From: Alexander Kukushkin <cyberdemn(at)gmail(dot)com>
To: Peter Geoghegan <pg(at)bowt(dot)ie>
Cc: Andres Freund <andres(at)anarazel(dot)de>, Thomas Munro <thomas(dot)munro(at)gmail(dot)com>, Kamigishi Rei <iijima(dot)yun(at)koumakan(dot)jp>, David Rowley <dgrowley(at)gmail(dot)com>, Andrew Gierth <andrew(at)tao11(dot)riddles(dot)org(dot)uk>, PostgreSQL mailing lists <pgsql-bugs(at)lists(dot)postgresql(dot)org>
Subject: Re: BUG #17245: Index corruption involving deduplicated entries
Date: 2021-10-29 08:10:41
Message-ID: CAFh8B=ndiT4fW6DRf16TWnw3ur84RYLoNc1WYwzE7LS71H99zg@mail.gmail.com
Views: Raw Message | Whole Thread | Download mbox | Resend email
Thread:
Lists: pgsql-bugs

I think we experienced something similar.
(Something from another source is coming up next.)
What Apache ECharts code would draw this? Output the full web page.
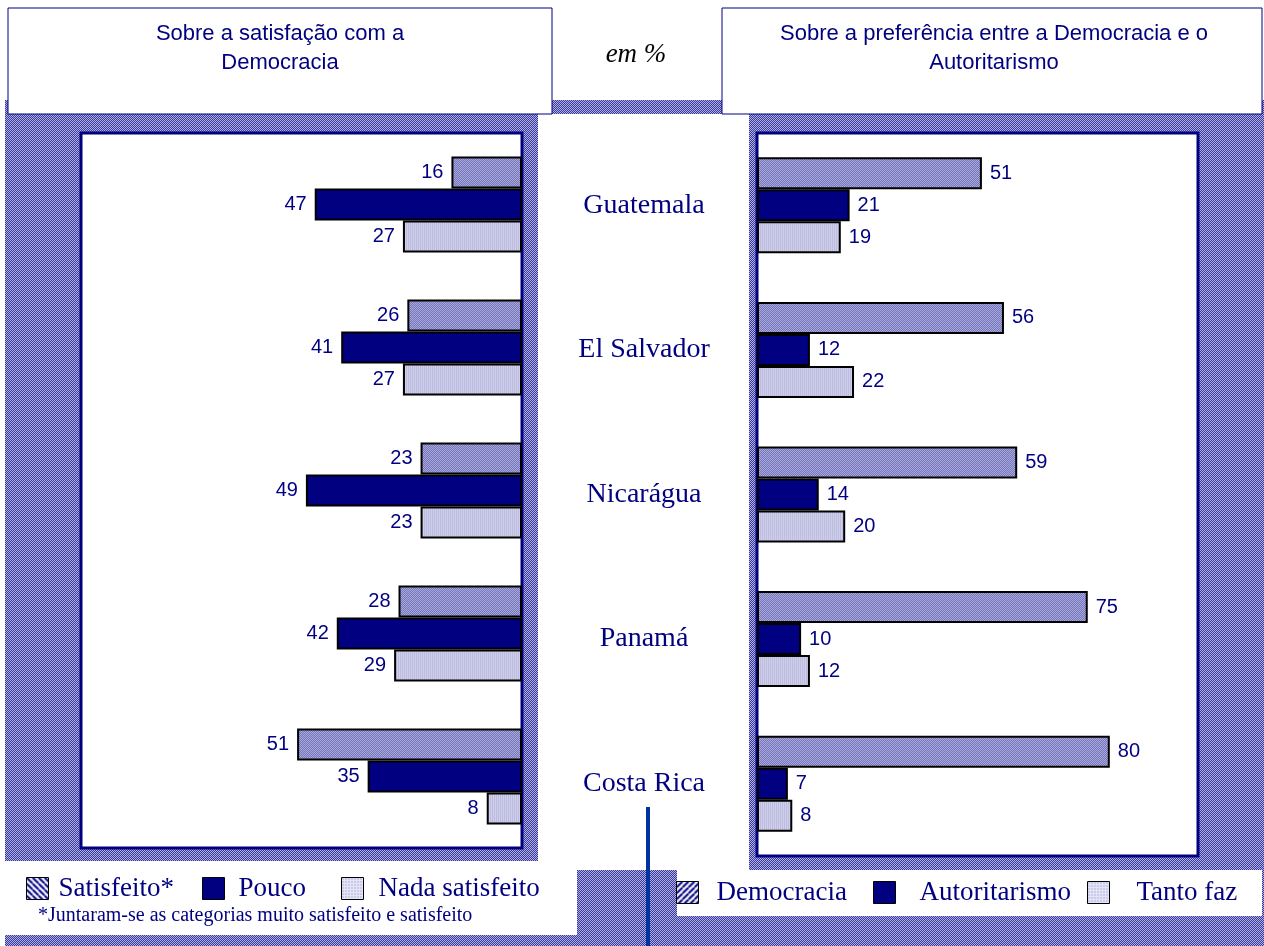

Now a few words about our setup:
- AWS, i3.8xlarge
- Ubuntu 18.04
- ext4
- It is a shared database, with 8 clusters in total
- Size of each cluster ~1TB
- Each cluster produces ~3TB of WAL every day (plenty of UPDATEs, about 90%
of which are HOT updates).

Corruption was found on all shards, but the list of affected indexes a bit
varies from shard to shard.

Database schema:
- mostly PRIMARY or UNIQUE keys
- a couple of non-unique btree indexes
- plenty of foreign keys

The timeline:
2021-10-11 - we did the major upgrade from 9.6 to 14
2021-10-14 - executed reindexdb -a --concurrently, which finished
successfully. In order to speed up reindexing we were using PGOPTIONS="-c
maintenance_work_mem=64GB -c max_parallel_maintenance_workers=4"
2021-10-25 - I noticed that some of the indexes are corrupted, and these
are mostly UNIQUE indexes on int and/or bigint.

After that, I identified affected indexes with amcheck, found and removed
duplicated rows, and run pg_repack on affected tables. The pg_repack was
running with max_parallel_maintenance_workers=0

Since we keep an archive of WALs and backups only for the past 6 days it
would not be possible to find respective files that produced the corruption.

As of today (2021-10-29), amcheck doesn't report any problems.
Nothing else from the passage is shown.